Collins Barracks in Cork City is over 200 years old. First occupied in 1806, it was one of the largest British military installations in Ireland. Unlike other barracks in Ireland, it didn't serve as a regimental headquarters. Instead, because of its proximity to Cork harbour and the city's rail network, it became a staging post for British units heading off to some part of the British Empire, or to take part in one of the major conflicts of the 19th Century and the First World War. Included among the personnel who visited or served in the in the barracks were the Duke of Wellington, Field Marshal French and Field Marshal Montgomery.
During the Irish War of Independence, the barracks held the headquarters of the 6th Division, commanded by Major General E.P. Strickland, and the 17th Brigade, commanded by Brigadier General Harold Whitla Higginson.
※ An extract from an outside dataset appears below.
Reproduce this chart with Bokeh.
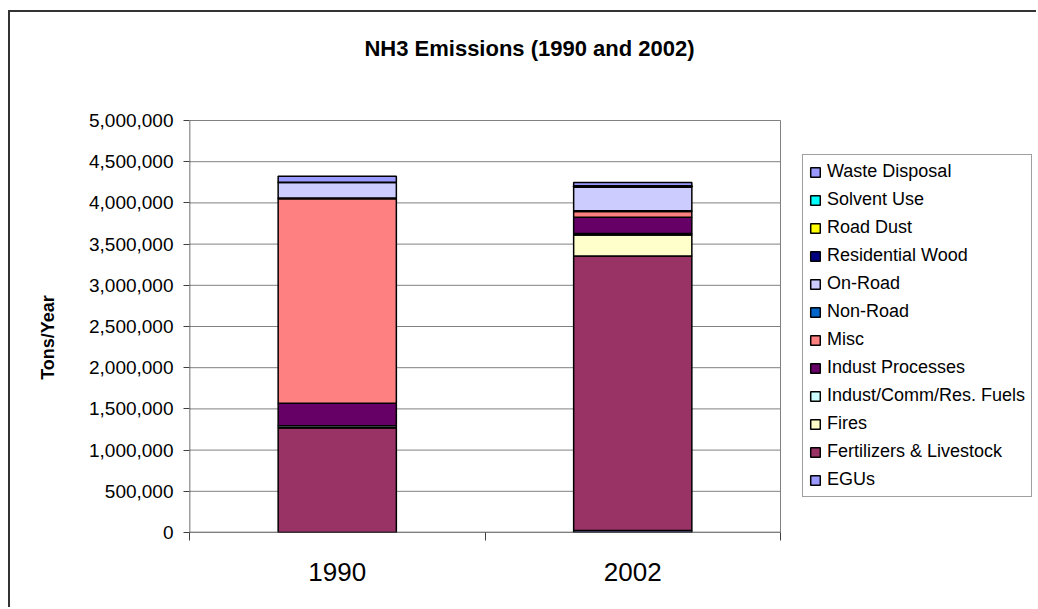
from bokeh.plotting import figure
from bokeh.models import (ColumnDataSource, FixedTicker, NumeralTickFormatter, Legend,
                          LegendItem, Range1d, Label)
from bokeh.embed import file_html
from bokeh.resources import INLINE

# ---- data (tons/year) ----
years = ["1990", "2002"]
series = ["EGUs", "Fertilizers & Livestock", "Fires", "Indust/Comm/Res. Fuels",
          "Indust Processes", "Misc", "Non-Road", "On-Road", "Residential Wood",
          "Road Dust", "Solvent Use", "Waste Disposal"]
egus = [0, 25000]
fertilizers = [1270000, 3330000]
fires = [0, 255000]
indust_fuels = [25000, 20000]
indust_processes = [275000, 197000]
misc = [2480000, 69000]
non_road = [8000, 10000]
on_road = [190000, 285000]
residential_wood = [3000, 10000]
road_dust = [0, 5000]
solvent_use = [0, 2000]
waste_disposal = [73000, 40000]
colors = ["#9999FF", "#993366", "#FFFFCC", "#CCFFFF", "#660066", "#FF8080",
          "#0066CC", "#CCCCFF", "#000080", "#FFFF00", "#00FFFF", "#9999FF"]
y_ticks = [0, 500000, 1000000, 1500000, 2000000, 2500000, 3000000,
           3500000, 4000000, 4500000, 5000000]

values = [egus, fertilizers, fires, indust_fuels, indust_processes, misc, non_road,
          on_road, residential_wood, road_dust, solvent_use, waste_disposal]

FONT = "Liberation Sans"

# ---- layout (pixels in the page) ----
CANVAS_X, CANVAS_Y = 10, 12          # after 8/10 px margin + 2 px border
W, H = 1028, 597
PLOT_L, PLOT_R, PLOT_T, PLOT_B = 189, 780, 120, 532
FRAME_L, FRAME_T = PLOT_L, CANVAS_Y
FRAME_R = CANVAS_X + W
n_units = 2 * len(years)
x_end = n_units * (FRAME_R - FRAME_L) / (PLOT_R - PLOT_L)
y_top = y_ticks[-1]
y_end = y_top * (PLOT_B - FRAME_T) / (PLOT_B - PLOT_T)

x_pos = [2 * i + 1 for i in range(len(years))]
data = {"x": x_pos}
for name, vals in zip(series, values):
    data[name] = vals
src = ColumnDataSource(data)

p = figure(width=W, height=H, output_backend="svg", toolbar_location=None,
           x_range=Range1d(0, x_end), y_range=Range1d(0, y_end),
           min_border_left=FRAME_L - CANVAS_X, min_border_right=0,
           min_border_top=0, min_border_bottom=CANVAS_Y + H - PLOT_B)
p.styles = {"border-top": "2px solid #333333", "border-left": "2px solid #333333",
            "margin-left": "8px", "margin-top": "10px"}
p.border_fill_color = "white"
p.background_fill_color = "white"
p.outline_line_color = None

# gridlines and plot-area box
p.segment(x0=0, x1=n_units, y0=y_ticks, y1=y_ticks, line_color="#808080", line_width=1)
p.segment(x0=[n_units], x1=[n_units], y0=[0], y1=[y_top], line_color="#808080", line_width=1)

rs = p.vbar_stack(series, x="x", width=0.8, source=src, fill_color=colors,
                  line_color="black", line_width=1.5)

# axis lines
p.segment(x0=[0, 0], x1=[0, n_units], y0=[0, 0], y1=[y_top, 0],
          line_color="#404040", line_width=1.5)

# y axis
p.yaxis.ticker = FixedTicker(ticks=y_ticks, minor_ticks=[])
p.yaxis.formatter = NumeralTickFormatter(format="0,0")
p.yaxis.major_label_text_font = FONT
p.yaxis.major_label_text_font_size = "19px"
p.yaxis.major_label_text_color = "black"
p.yaxis.major_tick_out = 6
p.yaxis.major_tick_in = 0
p.yaxis.major_label_standoff = 10
p.yaxis.axis_line_color = None
p.yaxis.major_tick_line_color = "#404040"
# axis label is centred on the frame; trailing no-break spaces move it to the plot-area centre
p.yaxis.axis_label = "Tons/Year" + "\u00a0" * 26
p.yaxis.axis_label_text_font = FONT
p.yaxis.axis_label_text_font_size = "18px"
p.yaxis.axis_label_text_font_style = "bold"
p.yaxis.axis_label_text_color = "black"
p.yaxis.axis_label_standoff = 28

# x axis
p.xaxis.ticker = FixedTicker(ticks=x_pos, minor_ticks=list(range(0, n_units + 1, 2)))
p.xaxis.major_label_overrides = {x: y for x, y in zip(x_pos, years)}
p.xaxis.major_label_text_font = FONT
p.xaxis.major_label_text_font_size = "26px"
p.xaxis.major_label_text_color = "black"
p.xaxis.major_tick_out = 0
p.xaxis.major_tick_in = 0
p.xaxis.minor_tick_out = 8
p.xaxis.minor_tick_in = 0
p.xaxis.minor_tick_line_color = "#404040"
p.xaxis.axis_line_color = None
p.xaxis.major_label_standoff = 22

p.xgrid.visible = False
p.ygrid.visible = False

# title (screen units are measured from the frame's bottom-left corner)
title = Label(x=529 - FRAME_L, y=PLOT_B - 48, x_units="screen", y_units="screen",
              text="NH3 Emissions (1990 and 2002)", text_align="center",
              text_baseline="middle", text_font=FONT, text_font_size="22px",
              text_font_style="bold", text_color="black")
p.add_layout(title)

# legend
items = [LegendItem(label=s, renderers=[r]) for s, r in zip(series, rs)][::-1]
legend = Legend(items=items, location=(802 - FRAME_L, PLOT_B - 497), margin=0,
                padding=6, spacing=7, label_height=21, glyph_height=12, glyph_width=12,
                label_standoff=6, label_text_font=FONT, label_text_font_size="18px",
                label_text_color="black", border_line_color="#404040",
                border_line_width=1, background_fill_color="white",
                background_fill_alpha=1)
p.add_layout(legend)

open("out.html", "w").write(file_html(p, INLINE))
In December 1920, it also became the home of K Company of the Auxiliary Division of the RIC.
Under the terms of the Anglo-Irish Treaty, the British Army evacuated the barracks on 18 May 1922. It was then occupied by members of Cork No. 1 Brigade of the IRA. This unit opposed the Treaty and during the Irish Civil War, it put the barracks to the torch to prevent it being occupied by the National Army. After the war the barracks was rebuilt and named after Michael Collins. Today it holds the headquarters of 1 Brigade of the Irish Army.
This illustrated lecture will tell the fascinating story of this barracks and its place in British and Irish military history.
Gerry White is the Island of Ireland Trustee and chair of the Cork Branch of the WFA. He has 43 years service in the Irish Army, most of which was spent in Collins Barracks. Included among his his publications is, 'The Barracks - A History of Victoria/Collins Barracks, Cork'.